Pirniakan noted that he had collaborated with Parviz in several albums some of which have never been released, adding, "After leaving Chavosh band, Meshkatian founded Aref Ensemble, and we held our first concert tour in Europe in 1986 accompanied by singer Mohammadreza Shajarian.
"He enjoyed unique abilities and used to play with such intense emotions that no one could reach his level," he remarked.
Music composer Fardin Khalatbari regarded the death of Meshkatian a great loss for Iran's world of music and said, "Parviz had an excellent command of literature and enjoyed superb tastes in music.
He expressed regrets that Parviz was not recognized in his time to the extent that he deserved.
Khalatbari added that an analysis of Meshakatian's work can be quite instructive for musicians.
Musician Hushang Kamkar stated that the eternal silence of Meshkatian is unbelievable, "I wondered why he was not working hard over the past few years. This was something that bothered those of us who knew him and now his sudden death is a big shock to us all.
"My brothers and I did several joint performances with Parviz. He was a sensitive soul and perhaps the current situation of music in the country made him sad and contributed to his inactivity in recent years.
Musician and member of the board of directors of the House of Music Davud Ganjeii, also considered Meshkatian one of the most talented musicians in the country who has created everlasting pieces of music.
"The values of his works are quite obvious for musicians and they will never lose their value and freshness over the years. His best works were created during the time he collaborated with Shajarian, revealing his lofty talent for composing Iranian music that easily communicates with millions of people," he remarked.
Hamidreza Nurbakhsh, singer in the last concert by Aref Ensemble noted that Meshkatian was one of the pillars of Iran's music over the past three decades.
"He was not widely known, but his value and position was recognized among the people of Iran and especially among musicians.
He expressed hope that young musicians would follow his path.
"I believe that today, an artist like Meshkatian can't be found in Iran," composer Majid Entezami said, adding his loss is a tremendous disaster.
Meshkatian was a student of Mohammad-Taqi Masudieh, Abdollah Davami, Saeid
Hormozi, and Yusef Forutan, who helped him to refine his skills.
After some years, he became one of Iran's most prominent musicians.
In 1977, Meshkatian founded the Aref Ensemble with Hossein Alizadeh and Mohammadreza Lotfi. The group performed numerous concerts in Iran, Europe and the Americas.
He also performed with some of Iran's greatest vocalists including Mohammadreza Shajarian, Shahram Nazeri and Iraj Bastami.
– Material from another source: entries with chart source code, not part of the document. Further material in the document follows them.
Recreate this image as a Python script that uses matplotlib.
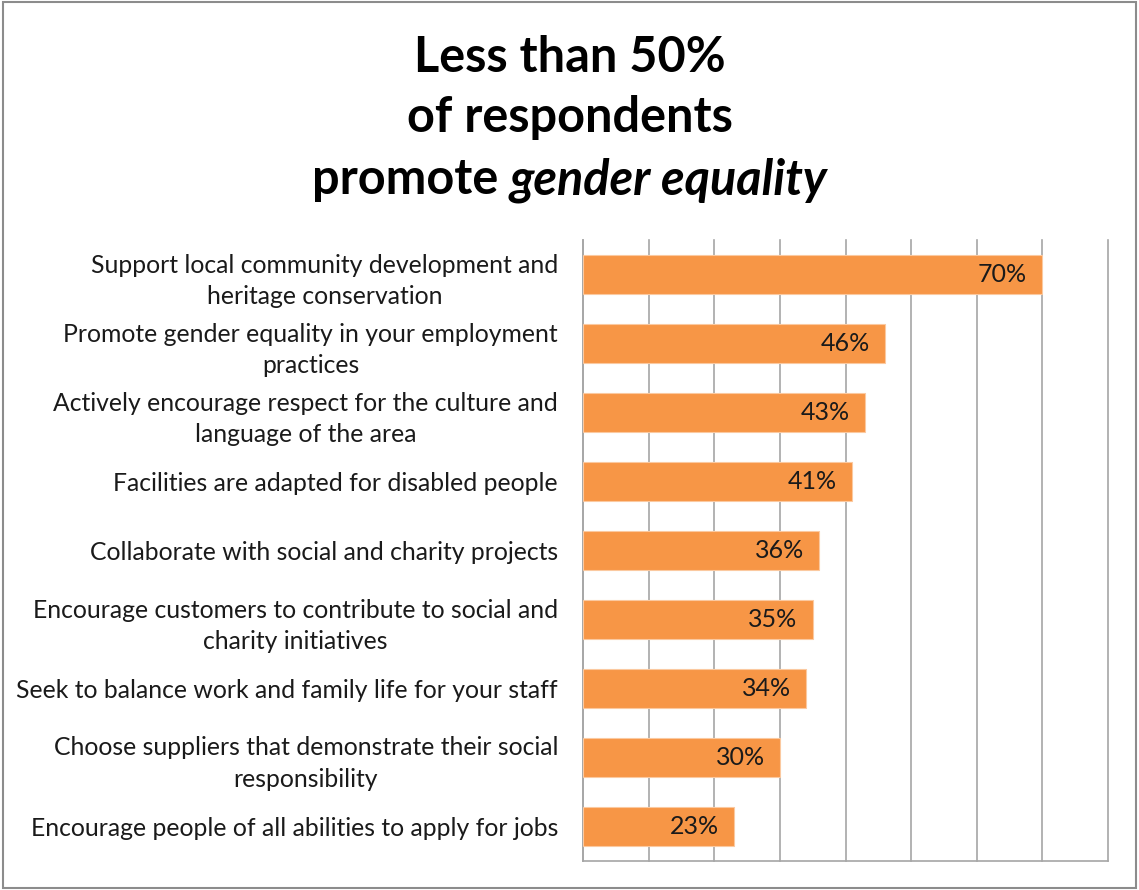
import matplotlib.pyplot as plt
from matplotlib.patches import Rectangle

plt.rcParams['font.family'] = ['Lato', 'DejaVu Sans']

categories = [
    "Support local community development and\nheritage conservation",
    "Promote gender equality in your employment\npractices",
    "Actively encourage respect for the culture and\nlanguage of the area",
    "Facilities are adapted for disabled people",
    "Collaborate with social and charity projects",
    "Encourage customers to contribute to social and\ncharity initiatives",
    "Seek to balance work and family life for your staff",
    "Choose suppliers that demonstrate their social\nresponsibility",
    "Encourage people of all abilities to apply for jobs",
]
values = [70, 46, 43, 41, 36, 35, 34, 30, 23]

bar_color = "#F79646"
grid_color = "#A6A6A6"

fig = plt.figure(figsize=(11.39, 8.90), dpi=100)
ax = fig.add_axes([0.5119, 0.0326, 0.4609, 0.6977])

ypos = list(range(len(values)))
ax.barh(ypos, values, height=0.57, color=bar_color, edgecolor="#FBC9A0",
        linewidth=0.8, zorder=3)
ax.set_ylim(len(values) - 0.5, -0.5)
ax.set_xlim(0, 80)

ax.set_xticks(range(0, 81, 10))
ax.set_xticklabels([])
ax.tick_params(axis="x", length=0)
ax.grid(axis="x", color=grid_color, linewidth=1.2, zorder=0)
for gl in ax.get_xgridlines():
    gl.set_clip_on(False)
ax.set_yticks(ypos)
ax.set_yticklabels(categories, fontsize=17.8, color="#1a1a1a",
                   multialignment="center", linespacing=1.45)
ax.tick_params(axis="y", length=0, pad=18)

for side in ("top", "right"):
    ax.spines[side].set_visible(False)
for side in ("left", "bottom"):
    ax.spines[side].set_color(grid_color)
    ax.spines[side].set_linewidth(1.2)

for y, v in zip(ypos, values):
    ax.annotate(f"{v}%", xy=(v, y), xytext=(-11, 0), textcoords="offset points",
                ha="right", va="center", fontsize=18, color="#1a1a1a", zorder=4)

# title: three centred lines, the last one mixes bold and bold italic
title_size = 35
fig.text(0.5, 1 - 58 / 890, "Less than 50%", ha="center", va="center",
         fontsize=title_size, fontweight="bold")
fig.text(0.5, 1 - 117 / 890, "of respondents", ha="center", va="center",
         fontsize=title_size, fontweight="bold")
y3 = 1 - 180 / 890
t_a = fig.text(0, y3, "promote ", ha="left", va="center",
               fontsize=title_size, fontweight="bold")
t_b = fig.text(0, y3, "gender equality", ha="left", va="center",
               fontsize=title_size, fontweight="bold", style="italic")
fig.canvas.draw()
r = fig.canvas.get_renderer()
wa = t_a.get_window_extent(r).width / fig.bbox.width
wb = t_b.get_window_extent(r).width / fig.bbox.width
x0 = 0.5 - (wa + wb) / 2
t_a.set_x(x0)
t_b.set_x(x0 + wa)

fig.patches.append(Rectangle((0.003, 0.002), 0.994, 0.996, transform=fig.transFigure,
                             fill=False, edgecolor="#8C8C8C", linewidth=1.5))

fig.savefig("out.png", dpi=100)
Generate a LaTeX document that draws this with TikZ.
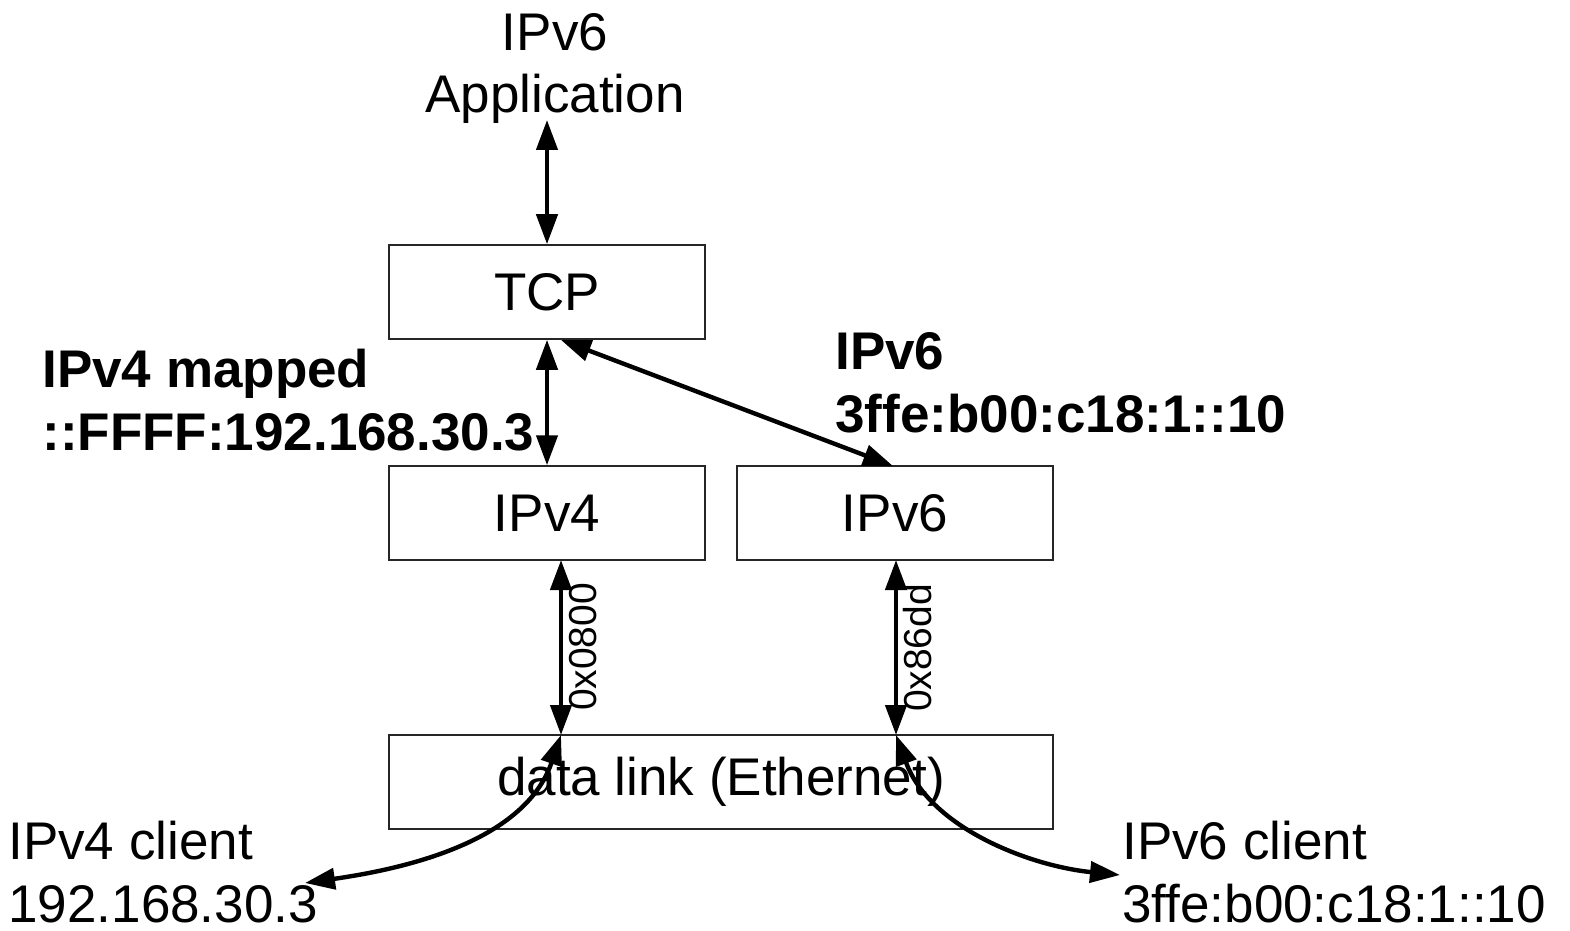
\documentclass[tikz,border=0pt]{standalone}
\usepackage{fontspec}
\setmainfont[Ligatures=NoCommon]{Liberation Sans}
\usetikzlibrary{arrows.meta}
\begin{document}
\begin{tikzpicture}[x=0.5pt,y=-0.5pt,
  layer/.style={draw=black!85,line width=0.75pt,minimum width=158pt,minimum height=47pt,inner sep=0pt,font=\fontsize{26.5}{31.5}\selectfont},
  txt/.style={inner sep=0pt,font=\fontsize{26.5}{31.5}\selectfont},
  btxt/.style={inner sep=0pt,font=\fontsize{26.5}{31.5}\selectfont\bfseries},
  small/.style={inner sep=0pt,font=\fontsize{19.5}{23}\selectfont,rotate=90},
  link/.style={line width=2.2pt,{Triangle[length=15pt,width=10.5pt]}-{Triangle[length=15pt,width=10.5pt]}}
]
\useasboundingbox (0,0) rectangle (1570,931);
\node[layer] (tcp) at (547,292) {TCP};
\node[layer] (ip4) at (547,513) {IPv4};
\node[layer] (ip6) at (895,513) {IPv6};
\node[layer,minimum width=332pt] (dl) at (721,782) {data link (Ethernet)};

\node[txt,align=center,anchor=base] (app) at (555,113) {IPv6\\Application};
\coordinate (appb) at (547,120);

\node[btxt,align=left,anchor=base west] (map) at (42,450) {IPv4 mapped\\::FFFF:192.168.30.3};
\node[btxt,align=left,anchor=base west] (v6a) at (835,432) {IPv6\\3ffe:b00:c18:1::10};
\node[txt,align=left,anchor=base west] (c4) at (8,922) {IPv4 client\\192.168.30.3};
\node[txt,align=left,anchor=base west] (c6) at (1122,922) {IPv6 client\\3ffe:b00:c18:1::10};

\coordinate (tcpT) at (561,340);
\coordinate (ip6T) at (893,466);
\coordinate (ip4B) at (561,560);
\coordinate (ip6B) at (896,560);
\coordinate (dlL) at (561,735);
\coordinate (dlR) at (896,735);
\coordinate (c4e) at (305,883);
\coordinate (c6e) at (1120,875);

\draw[link] (appb) -- (tcp.north);
\draw[link] (tcp.south) -- (ip4.north);
\draw[link] (tcpT) -- (ip6T);
\draw[link] (ip4B) -- (dlL);
\draw[link] (ip6B) -- (dlR);
\draw[link] (dlL) .. controls (525,840) and (410,868) .. (c4e);
\draw[link] (dlR) .. controls (930,828) and (1030,866) .. (c6e);

\node[small] (l4) at (583,647) {0x0800};
\node[small] (l6) at (918,648) {0x86dd};
\end{tikzpicture}
\end{document}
The collaborations resulted in the creation of the albums "Bidad", "The Court of the Beloved", "Mystery of Love", "Nava" and "Dastan", which are all very popular in Iran.
Mehskatian is survived by two children Ava and Aiin from his first marriage with Afsaneh, the daughter of Shajarian.
His funeral procession will begin Thursday in front of Tehran's Vahdat Hall. It has not been announced if he will be buried in the Artists Section of Tehran's Behesht-e Zahra Cemetery or in his hometown of Neyshabur.
The Tehran Symphony Orchestra held a moment of
silence on Tuesday night for the late Iranian musician Parviz Meshkatian, who
had passed away 24 hours earlier.
The orchestra, conducted by Majid Entezami, went on stage at Tehran's Vahdat Hall to perform the Resistance Symphony in commemoration of the 29th anniversary of the 1980-1988 Iran-Iraq war.
"Unfortunately, an artist who spent all his life to keep the light of music on, is no longer among us," Entezami told the audiences before beginning of the performance.
"We also promised him that we would keep the light on," he added.
Afterwards, he asked the audience to stand and observe a minute of silence for Meshkatian.
The organizers of the concert, which will be performed until September 26, also paid tribute to Meshkatian by placing a candle-lit table bearing his photo in the lobby.
In addition, Iranian vocalist Mohammadreza Shajarian, who is currently in Paris for a part of his European concert tour, also observed a moment of silence for Meshkatian prior to beginning his Monday night performances in the city.
Musician and santur virtuoso Meshkatian died of heart failure at the age of 54 on Monday afternoon.